- [Dataset records]:
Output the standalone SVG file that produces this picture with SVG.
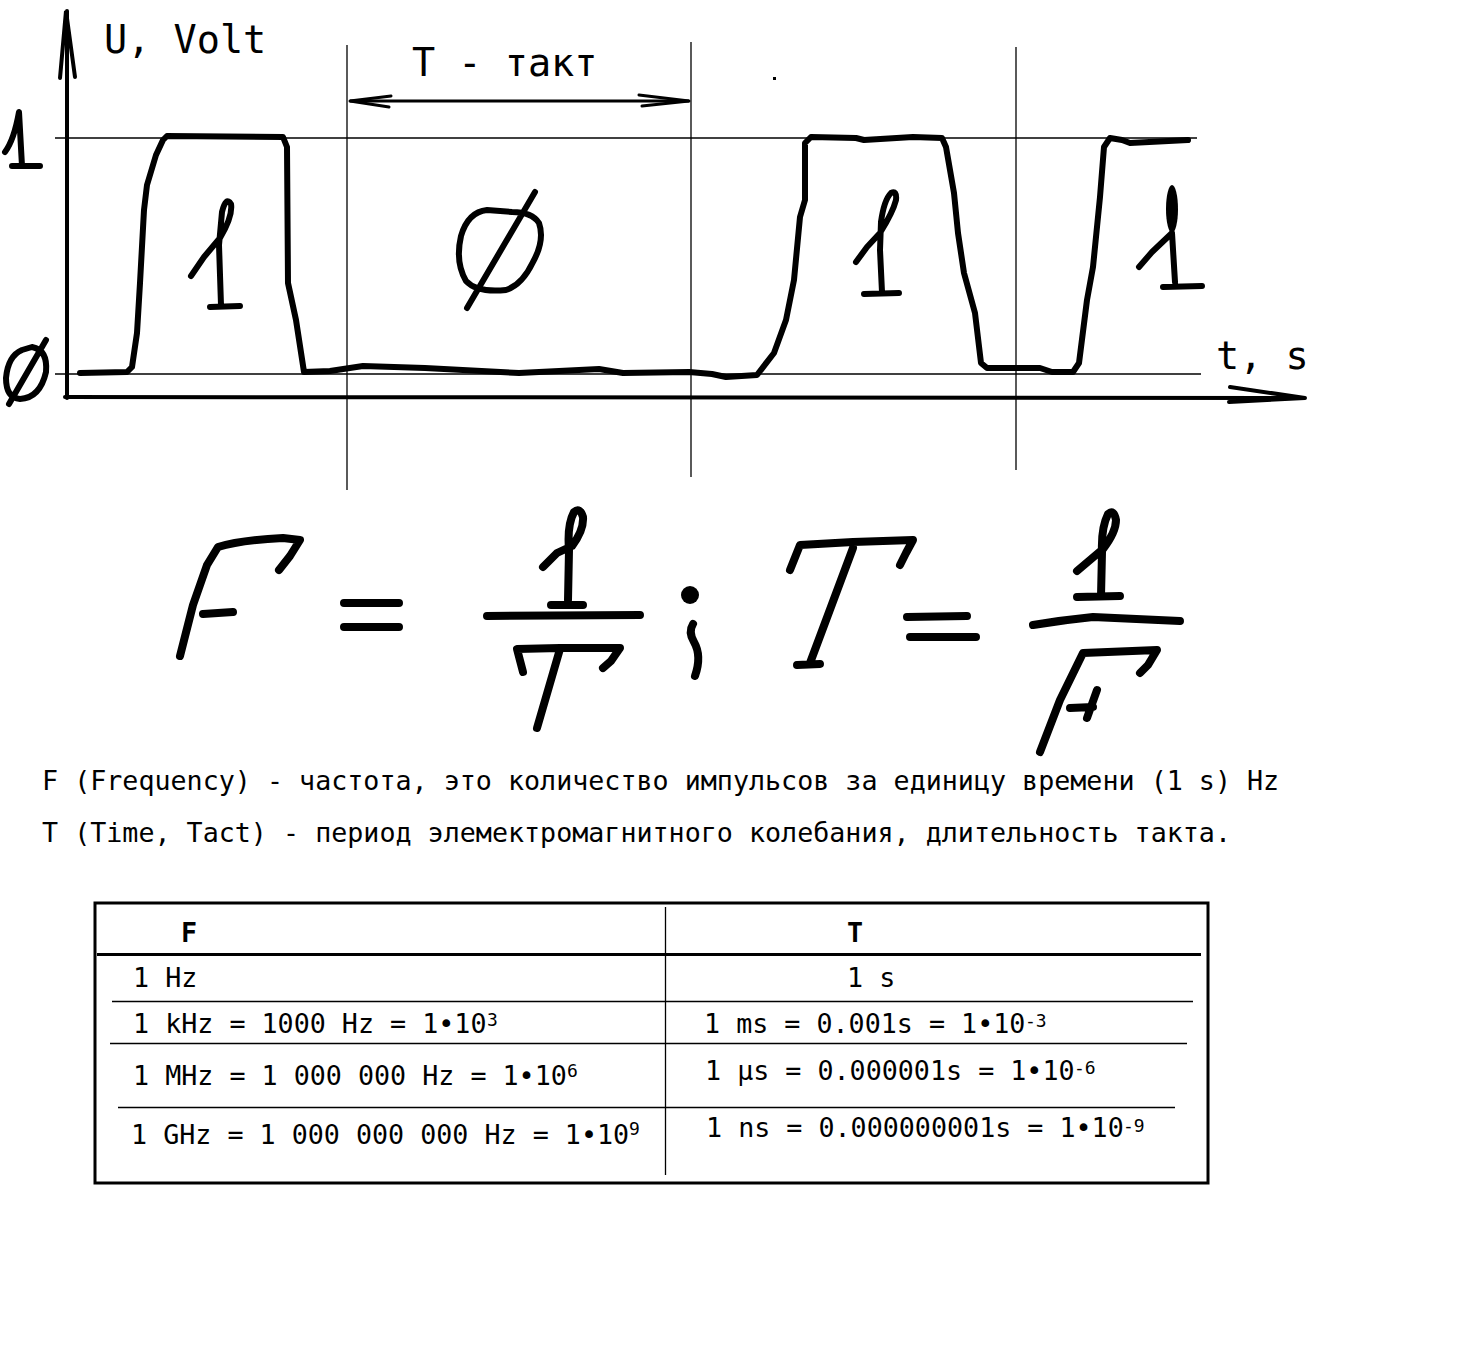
<svg xmlns="http://www.w3.org/2000/svg" width="1480" height="1360" viewBox="0 0 1480 1360">
<style>
.bg{fill:#fff}
.thin{stroke:#000;stroke-width:1.3;fill:none}
.axis{stroke:#000;stroke-width:4;fill:none;stroke-linecap:round}
.pen{stroke:#000;stroke-width:6;fill:none;stroke-linecap:round;stroke-linejoin:round}
.pen8{stroke:#000;stroke-width:8;fill:none;stroke-linecap:round;stroke-linejoin:round}
.arr{stroke:#000;stroke-width:3;fill:none;stroke-linecap:round}
.mono{font-family:"DejaVu Sans Mono","Liberation Mono",monospace;fill:#000}
.big{font-size:38.5px}
.txt{font-size:26.7px}
.hdr{font-size:26.7px;font-weight:bold}
.sup{font-size:18px}
.tb{stroke:#000;fill:none}
</style>
<rect class="bg" x="0" y="0" width="1480" height="1360"/>

<g id="grid">
<line class="thin" x1="55" y1="138" x2="1197" y2="138"/>
<line class="thin" x1="55" y1="374" x2="1201" y2="374"/>
<line class="thin" x1="347" y1="45" x2="347" y2="490"/>
<line class="thin" x1="691" y1="42" x2="691" y2="477"/>
<line class="thin" x1="1016" y1="47" x2="1016" y2="470"/>
</g>

<g id="axes">
<line class="axis" x1="67" y1="398" x2="67" y2="11"/>
<path class="axis" d="M60,78 L66,11 L75,77"/>
<line class="axis" x1="65" y1="397" x2="1305" y2="398"/>
<path class="axis" d="M1230,387 L1305,398 L1229,402"/>
<text class="mono big" x="104" y="53">U, Volt</text>
<text class="mono big" x="1216" y="369">t, s</text>
<path class="pen" d="M5,152 Q14,140 19,112 L22,166 M12,166 L40,166"/>
<path class="pen" d="M22,350 Q8,356 6,378 Q6,398 20,399 Q40,398 46,372 Q48,350 32,347 Z M46,340 L9,404"/>
</g>

<g id="period">
<line class="arr" x1="350" y1="101" x2="689" y2="101"/>
<path class="arr" d="M391,96 L350,101 L389,107"/>
<path class="arr" d="M639,95 L689,101 L642,106"/>
<text class="mono big" x="412" y="76">T - такт</text>
<rect x="773" y="77" width="3" height="3" fill="#000"/>
</g>

<g id="waveform">
<path class="pen" d="M80,373 L127,372 L132,367 L137,333 L140,283 L144,210 L147,185 L156,155 L163,140 L167,136 L283,137 L287,147 L288,283 L296,320 L304,372 L330,371 L363,366 L425,368 L519,373 L599,369 L623,373 L689,372 L712,374 L726,377 L757,375 L774,353 L786,320 L794,280 L800,217 L805,200 L805,143 L811,137 L856,138 L864,140 L913,137 L942,138 L946,147 L954,193 L958,233 L964,273 L975,313 L981,363 L987,368 L1040,368 L1052,372 L1073,372 L1079,363 L1087,300 L1093,267 L1100,197 L1104,147 L1110,138 L1122,140 L1130,143 L1188,140"/>
</g>

<g id="digits">
<path class="pen" d="M191,276 L204,257 L220,238 Q233,216 231,204 Q226,196 222,212 L219,245 L221,305 M210,307 L240,306"/>
<path class="pen" d="M487,210 Q468,212 461,236 Q455,262 466,281 Q477,293 506,290 Q522,285 533,262 Q545,240 539,223 Q532,212 512,212 Z M535,192 L467,308"/>
<path class="pen" d="M856,262 L867,247 L880,233 Q893,212 896,200 Q897,190 891,193 Q884,200 881,222 L880,250 L882,292 M864,294 L899,293"/>
<ellipse cx="1172" cy="209" rx="6" ry="24" fill="#000"/>
<path class="pen" d="M1139,267 L1152,252 L1172,233 L1175,282 M1163,287 L1202,286"/>
</g>

<g id="formula">
<path class="pen8" d="M180,656 L193,605 L207,565 L218,547 Q240,540 283,538 L300,540 L290,556 L279,570 M203,614 L233,612"/>
<path class="pen8" d="M344,603 L399,603 M344,627 L399,627"/>
<path class="pen8" d="M543,567 L557,553 L572,546 Q584,530 583,517 Q580,507 574,512 Q567,525 569,550 L568,600 M551,605 L583,605"/>
<path class="pen8" d="M487,616 L640,615"/>
<path class="pen8" d="M523,672 L517,649 L560,648 L620,648 L611,661 L603,668 M560,649 L537,728"/>
<circle cx="690" cy="595" r="9" fill="#000"/>
<path class="pen8" d="M693,624 Q688,632 694,642 Q702,656 695,676"/>
<path class="pen8" d="M790,570 L800,545 L853,542 L913,540 L906,553 L900,565 M853,548 L810,663 M797,665 L820,664"/>
<path class="pen8" d="M907,617 L967,616 M910,637 L976,637"/>
<path class="pen8" d="M1077,571 L1090,560 L1103,549 Q1116,532 1116,520 Q1114,509 1108,514 Q1101,528 1102,552 L1101,596 M1077,597 L1120,596"/>
<path class="pen8" d="M1033,625 Q1063,620 1093,617 L1180,621"/>
<path class="pen8" d="M1040,752 L1060,700 L1083,653 L1157,650 L1148,665 L1140,673 M1070,708 L1093,707 M1097,690 L1087,718"/>
</g>

<g id="description">
<text class="mono txt" x="42" y="790">F (Frequency) - частота, это количество импульсов за единицу времени (1 s) Hz</text>
<text class="mono txt" x="42" y="842">T (Time, Tact) - период элемектромагнитного колебания, длительность такта.</text>
</g>

<g id="table">
<rect class="tb" x="95" y="903" width="1113" height="280" stroke-width="3"/>
<line class="tb" x1="97" y1="954.5" x2="1201" y2="954.5" stroke-width="3"/>
<line class="tb" x1="665.5" y1="907" x2="665.5" y2="1175" stroke-width="1.3"/>
<line class="tb" x1="112" y1="1001.5" x2="1193" y2="1001.5" stroke-width="1.3"/>
<line class="tb" x1="110" y1="1043.5" x2="1187" y2="1043.5" stroke-width="1.3"/>
<line class="tb" x1="118" y1="1107.5" x2="1175" y2="1107.5" stroke-width="1.3"/>
<text class="mono hdr" x="181" y="942">F</text>
<text class="mono hdr" x="847" y="942">T</text>
<text class="mono txt" x="133" y="987">1 Hz</text>
<text class="mono txt" x="133" y="1033">1 kHz = 1000 Hz = 1•10</text>
<text class="mono sup" x="487" y="1026">3</text>
<text class="mono txt" x="133" y="1085">1 MHz = 1 000 000 Hz = 1•10</text>
<text class="mono sup" x="567" y="1077">6</text>
<text class="mono txt" x="131" y="1144">1 GHz = 1 000 000 000 Hz = 1•10</text>
<text class="mono sup" x="629" y="1135">9</text>
<text class="mono txt" x="847" y="987">1 s</text>
<text class="mono txt" x="704" y="1033">1 ms = 0.001s = 1•10</text>
<text class="mono sup" x="1025" y="1027">-3</text>
<text class="mono txt" x="705" y="1080">1 µs = 0.000001s = 1•10</text>
<text class="mono sup" x="1074" y="1074">-6</text>
<text class="mono txt" x="706" y="1137">1 ns = 0.000000001s = 1•10</text>
<text class="mono sup" x="1123" y="1132">-9</text>
</g>
</svg>
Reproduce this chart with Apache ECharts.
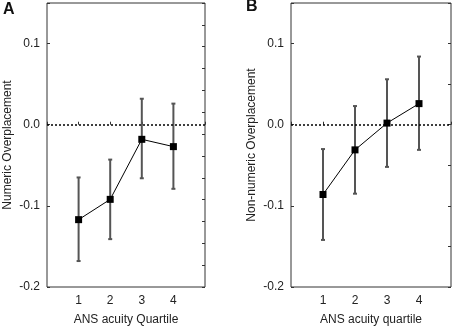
<!DOCTYPE html>
<html>
<head>
<meta charset="utf-8">
<script src="https://cdn.jsdelivr.net/npm/echarts@6/dist/echarts.min.js"></script>
<style>
  html, body { margin: 0; padding: 0; background: #fff; }
  #chart { width: 454px; height: 331px; }
</style>
</head>
<body>
<div id="chart"></div>
<script>
// quartiles of ANS acuity
const quartiles = [1, 2, 3, 4]

// panel A: numeric overplacement
const numericMean = [-0.117, -0.092, -0.018, -0.027]
const numericLow = [-0.168, -0.141, -0.066, -0.079]
const numericHigh = [-0.065, -0.043, 0.032, 0.026]

// panel B: non-numeric overplacement
const nonNumericMean = [-0.086, -0.031, 0.002, 0.026]
const nonNumericLow = [-0.142, -0.085, -0.052, -0.031]
const nonNumericHigh = [-0.030, 0.023, 0.056, 0.084]

const yTickLabels = ['-0.2', '-0.1', '0.0', '0.1']

const font = 'Liberation Sans, Arial, sans-serif'
const textColor = '#222'
const boxColor = '#333'

const makeX = (gridIndex, name) => ({
    type: 'value',
    gridIndex,
    min: 0,
    max: 5,
    interval: 1,
    name,
    nameLocation: 'middle',
    nameGap: 27,
    nameTextStyle: { fontFamily: font, fontSize: 12, color: textColor },
    axisLine: { show: false },
    axisTick: { show: true, inside: true, length: 3, lineStyle: { color: boxColor } },
    axisLabel: {
        margin: 8,
        fontFamily: font,
        fontSize: 12,
        color: textColor,
        formatter: v => (v >= 1 && v <= 4 ? String(v) : '')
    },
    splitLine: { show: false }
})

const makeY = (gridIndex, name) => ({
    type: 'value',
    gridIndex,
    min: -0.2,
    max: 0.15,
    interval: 0.1,
    name,
    nameLocation: 'middle',
    nameGap: 33,
    nameTextStyle: { fontFamily: font, fontSize: 12, color: textColor },
    axisLine: { show: false },
    axisTick: { show: true, inside: true, length: 3, lineStyle: { color: boxColor } },
    axisLabel: {
        margin: 7,
        fontFamily: font,
        fontSize: 12,
        color: textColor,
        formatter: v => {
            const s = v.toFixed(1)
            return yTickLabels.includes(s) && Math.abs(v * 10 - Math.round(v * 10)) < 1e-6 ? s : ''
        }
    },
    splitLine: { show: false }
})

// right side minor ticks
const makeRight = (gridIndex, min, max, interval) => ({
    type: 'value',
    gridIndex,
    position: 'right',
    min,
    max,
    interval,
    axisLine: { show: false },
    axisTick: { show: true, inside: true, length: 3, lineStyle: { color: boxColor } },
    axisLabel: { show: false },
    splitLine: { show: false }
})

const errorBars = (xAxisIndex, yAxisIndex, low, high) => ({
    type: 'custom',
    xAxisIndex,
    yAxisIndex,
    z: 2,
    silent: true,
    data: quartiles.map((q, i) => [q, low[i], high[i]]),
    encode: { x: 0, y: [1, 2] },
    renderItem: (params, api) => {
        const lo = api.coord([api.value(0), api.value(1)])
        const hi = api.coord([api.value(0), api.value(2)])
        const style = { stroke: '#555', lineWidth: 2 }
        const cap = 2
        return {
            type: 'group',
            children: [
                { type: 'line', shape: { x1: lo[0], y1: lo[1], x2: hi[0], y2: hi[1] }, style },
                { type: 'line', shape: { x1: lo[0] - cap, y1: lo[1], x2: lo[0] + cap, y2: lo[1] }, style },
                { type: 'line', shape: { x1: hi[0] - cap, y1: hi[1], x2: hi[0] + cap, y2: hi[1] }, style }
            ]
        }
    }
})

const meanLine = (xAxisIndex, yAxisIndex, mean) => ({
    type: 'line',
    xAxisIndex,
    yAxisIndex,
    z: 3,
    data: quartiles.map((q, i) => [q, mean[i]]),
    symbol: 'rect',
    symbolSize: 7,
    itemStyle: { color: '#000' },
    lineStyle: { color: '#000', width: 1 },
    animation: false,
    markLine: {
        silent: true,
        symbol: 'none',
        label: { show: false },
        lineStyle: { color: '#000', width: 1.5, type: [2, 2] },
        data: [{ yAxis: 0 }]
    }
})

const chart = echarts.init(document.getElementById('chart'))
chart.setOption({
    animation: false,
    grid: [
        { left: 47, top: 3, width: 158, height: 286, show: true, borderColor: boxColor, borderWidth: 1 },
        { left: 291, top: 3, width: 161, height: 286, show: true, borderColor: boxColor, borderWidth: 1 }
    ],
    xAxis: [
        makeX(0, 'ANS acuity Quartile'),
        makeX(1, 'ANS acuity quartile')
    ],
    yAxis: [
        makeY(0, 'Numeric Overplacement'),
        makeY(1, 'Non-numeric Overplacement'),
        makeRight(0, 0, 13, 1),
        makeRight(1, -0.2, 0.15, 0.05)
    ],
    graphic: [
        { type: 'text', left: 3, top: 2, style: { text: 'A', font: 'bold 16px ' + font, fill: '#111' } },
        { type: 'text', left: 246, top: -1, style: { text: 'B', font: 'bold 16px ' + font, fill: '#111' } }
    ],
    series: [
        errorBars(0, 0, numericLow, numericHigh),
        meanLine(0, 0, numericMean),
        errorBars(1, 1, nonNumericLow, nonNumericHigh),
        meanLine(1, 1, nonNumericMean)
    ]
})
</script>
</body>
</html>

- [Work to complete]:
Above are some records; extract exactly the lines from the one containing "Reproduce this chart with Apache ECharts." through the one containing "const boxColor = '#333'" and drop the pictures.

- [The response]:
Reproduce this chart with Apache ECharts.
<!DOCTYPE html>
<html>
<head>
<meta charset="utf-8">
<script src="https://cdn.jsdelivr.net/npm/echarts@6/dist/echarts.min.js"></script>
<style>
  html, body { margin: 0; padding: 0; background: #fff; }
  #chart { width: 454px; height: 331px; }
</style>
</head>
<body>
<div id="chart"></div>
<script>
// quartiles of ANS acuity
const quartiles = [1, 2, 3, 4]

// panel A: numeric overplacement
const numericMean = [-0.117, -0.092, -0.018, -0.027]
const numericLow = [-0.168, -0.141, -0.066, -0.079]
const numericHigh = [-0.065, -0.043, 0.032, 0.026]

// panel B: non-numeric overplacement
const nonNumericMean = [-0.086, -0.031, 0.002, 0.026]
const nonNumericLow = [-0.142, -0.085, -0.052, -0.031]
const nonNumericHigh = [-0.030, 0.023, 0.056, 0.084]

const yTickLabels = ['-0.2', '-0.1', '0.0', '0.1']

const font = 'Liberation Sans, Arial, sans-serif'
const textColor = '#222'
const boxColor = '#333'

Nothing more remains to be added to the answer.